Tuesday, April 7, 2015

For Your TBR Pile - Watch the Sky

Watch the Sky
By Kirsten Hubbard
Published: April 7, Disney Hyperion


From GoodReads
: The signs are everywhere, Jory's stepfather, Caleb, says. Red leaves in the springtime. Pages torn from a library book. All the fish in the aquarium facing the same way. A cracked egg with twin yolks. Everywhere and anywhere. And because of them Jory's life is far from ordinary. He must follow a very specific set of rules: don't trust anyone outside the family, have your works at the ready just in case, and always, always watch out for the signs. The end is coming, and they must be prepared.

They begin an exhausting schedule digging a mysterious tunnel in anticipation of the disaster. But as the hold gets deeper, so does the family's doubt about whether Caleb's prophecy is true. When the stark reality of his stepfather's plans becomes clear, Jory must choose between living his own life or following Caleb, shutting his eyes to the bright world he's just begun to see.


Thank you NetGalley and Disney Hyperion for the eARC!

My Thoughts:

Watch the Sky hooked me immediately. Jory's family is fascinating in how they blindly trust Caleb, Jory's stepfather, whose former military experience has influenced his paranoid prophecies. In her middle grade novel debut, Hubbard explores how Jory trusts in what he's been told from his parents, teachers, and friends, and how he begins to think for himself.
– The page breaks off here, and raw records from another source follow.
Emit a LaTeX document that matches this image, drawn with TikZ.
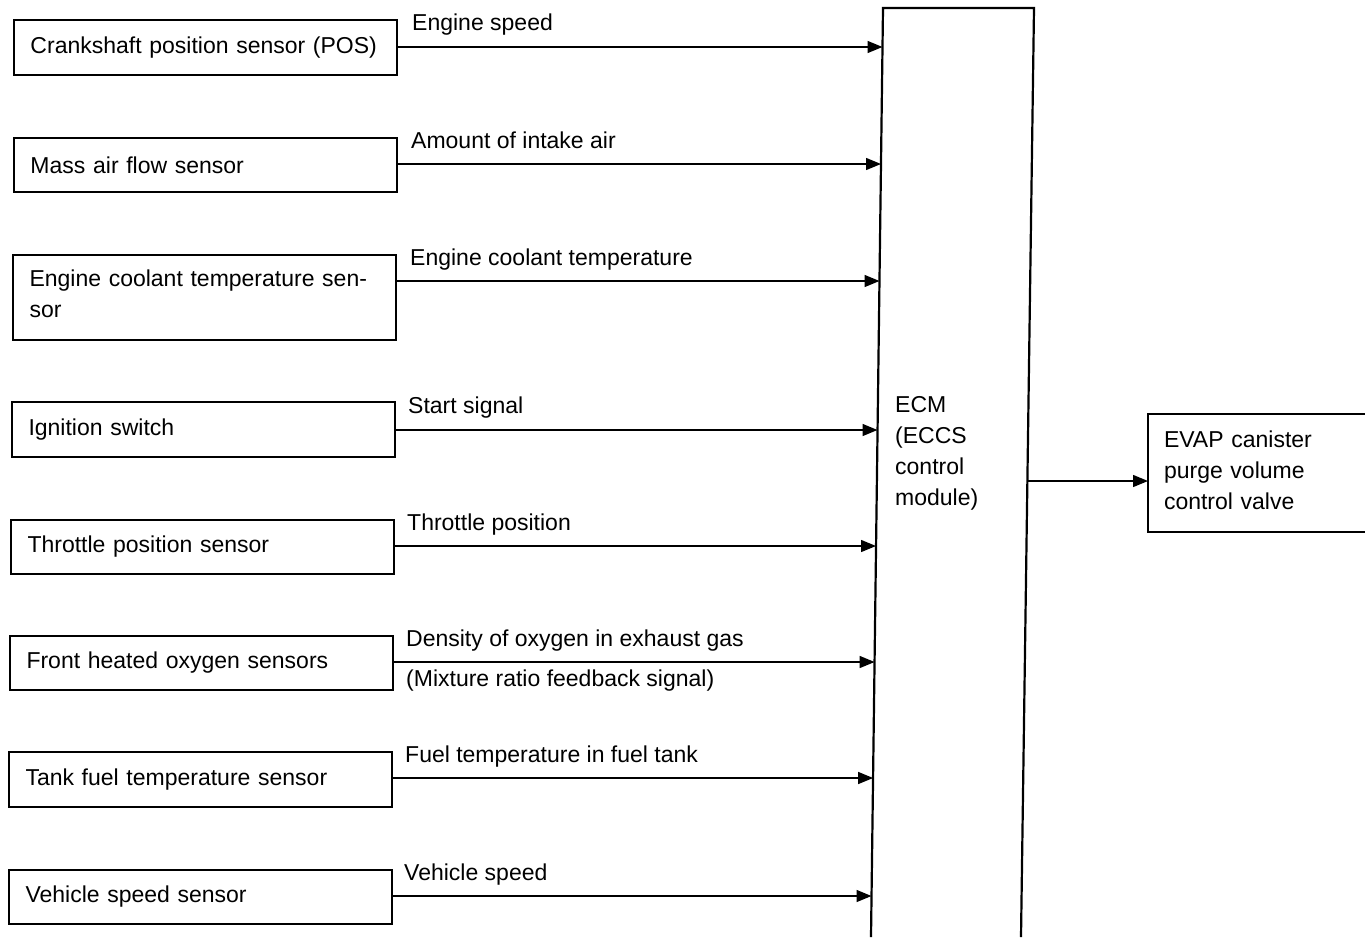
\documentclass[tikz,border=0pt]{standalone}
\usepackage{fontspec}
\setmainfont{Liberation Sans}
\usetikzlibrary{arrows.meta}
\begin{document}
\begin{tikzpicture}[x=1pt,y=-1pt,
  font=\fontsize{23}{31}\selectfont,
  sensor/.style={draw, line width=1.8pt, rectangle, anchor=north west,
    minimum width=383pt, minimum height=55pt, text width=350pt,
    inner xsep=16pt, inner ysep=0pt, align=left, outer sep=0pt},
  sig/.style={line width=1.4pt, -{Triangle[length=15pt,width=12pt]}},
  lbl/.style={anchor=base west, inner sep=0pt}]
\useasboundingbox (0,0) rectangle (1365,937);

% sensor boxes
\node[sensor] (s1) at (14,20) {Crankshaft position sensor (POS)};
\node[sensor, minimum height=54pt] (s2) at (14,138) {Mass air flow sensor};
\node[sensor, minimum height=85pt] (s3) at (13,255) {Engine coolant temperature sen-\\sor\\[-23pt]\rule{0pt}{0pt}};
\node[sensor] (s4) at (12,402) {Ignition switch};
\node[sensor, minimum height=54pt] (s5) at (11,520) {Throttle position sensor};
\node[sensor, minimum height=54pt] (s6) at (10,636) {Front heated oxygen sensors};
\node[sensor] (s7) at (9,752) {Tank fuel temperature sensor};
\node[sensor, minimum height=54pt] (s8) at (9,870) {Vehicle speed sensor};

% ECM outline (open at the bottom)
\draw[line width=2.2pt] (871,937) -- (883,8) -- (1034,8) -- (1021,937);
\node[anchor=north west, inner sep=0pt, align=left] (ecm) at (895,396)
  {ECM\\(ECCS\\control\\module)};

% arrow end points on ECM left edge
\coordinate (e1) at (882.5,47);
\coordinate (e2) at (881.0,164);
\coordinate (e3) at (879.5,281);
\coordinate (e4) at (877.5,430);
\coordinate (e5) at (876.0,546);
\coordinate (e6) at (874.6,662);
\coordinate (e7) at (873.1,778);
\coordinate (e8) at (871.5,896);
\coordinate (eo) at (1027.4,481);

% signals
\draw[sig] (s1.east |- 0,47) -- (e1);
\draw[sig] (s2.east |- 0,164) -- (e2);
\draw[sig] (s3.east |- 0,281) -- (e3);
\draw[sig] (s4.east |- 0,430) -- (e4);
\draw[sig] (s5.east |- 0,546) -- (e5);
\draw[sig] (s6.east |- 0,662) -- (e6);
\draw[sig] (s7.east |- 0,778) -- (e7);
\draw[sig] (s8.east |- 0,896) -- (e8);

\node[lbl] (l1) at (412,30) {Engine speed};
\node[lbl] (l2) at (411,148) {Amount of intake air};
\node[lbl] (l3) at (410,265) {Engine coolant temperature};
\node[lbl] (l4) at (408,413) {Start signal};
\node[lbl] (l5) at (407,530) {Throttle position};
\node[lbl] (l6) at (406,646) {Density of oxygen in exhaust gas};
\node[lbl] (l6b) at (406,686) {(Mixture ratio feedback signal)};
\node[lbl] (l7) at (405,762) {Fuel temperature in fuel tank};
\node[lbl] (l8) at (404,880) {Vehicle speed};

% output
\node[draw, line width=1.8pt, anchor=north west, minimum width=214pt,
  minimum height=118pt, text width=190pt, inner xsep=16pt, align=left,
  outer sep=0pt] (evap) at (1148,414)
  {EVAP canister\\purge volume\\control valve\\[-25pt]\rule{0pt}{0pt}};
\draw[sig] (eo) -- (evap.west |- eo);
\end{tikzpicture}
\end{document}
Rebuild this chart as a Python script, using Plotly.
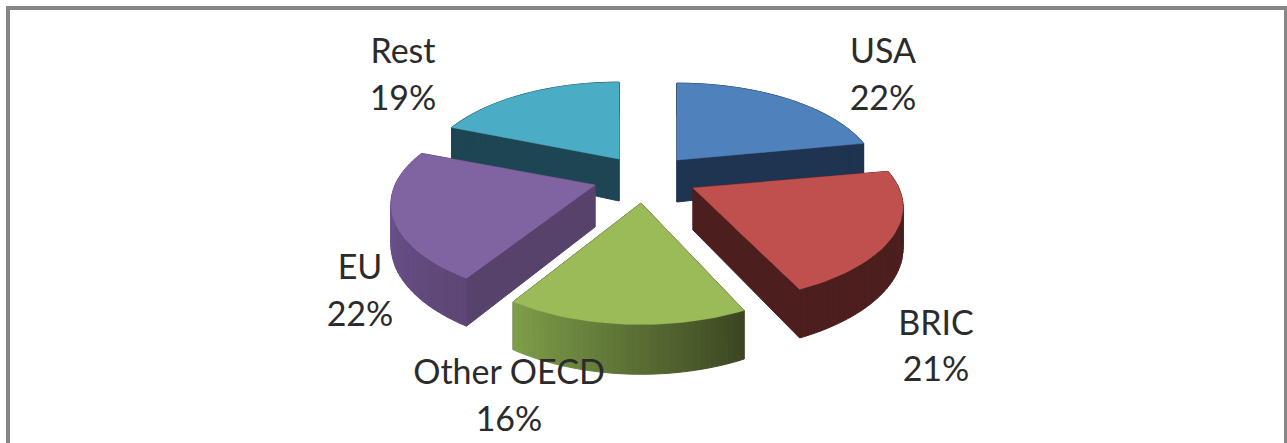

Hubbard does a great job exploring how trust can be rooted in a family, how scary the world can be outside that trust, and how hard it is to break away from the things you're told to explore the world you want to know. I was fascinated with Jory's mother, who was scared to be alone and was the most extreme example of trusting blindly. Also, Kit, Jory's near-mute sister, was an amazing character whose inability to speak although she knew the truth was a great contrast to Jory's emotional arc.

I'd put this book in the hand of any middle grade reader, and can see it being a big hit with educators and librarians.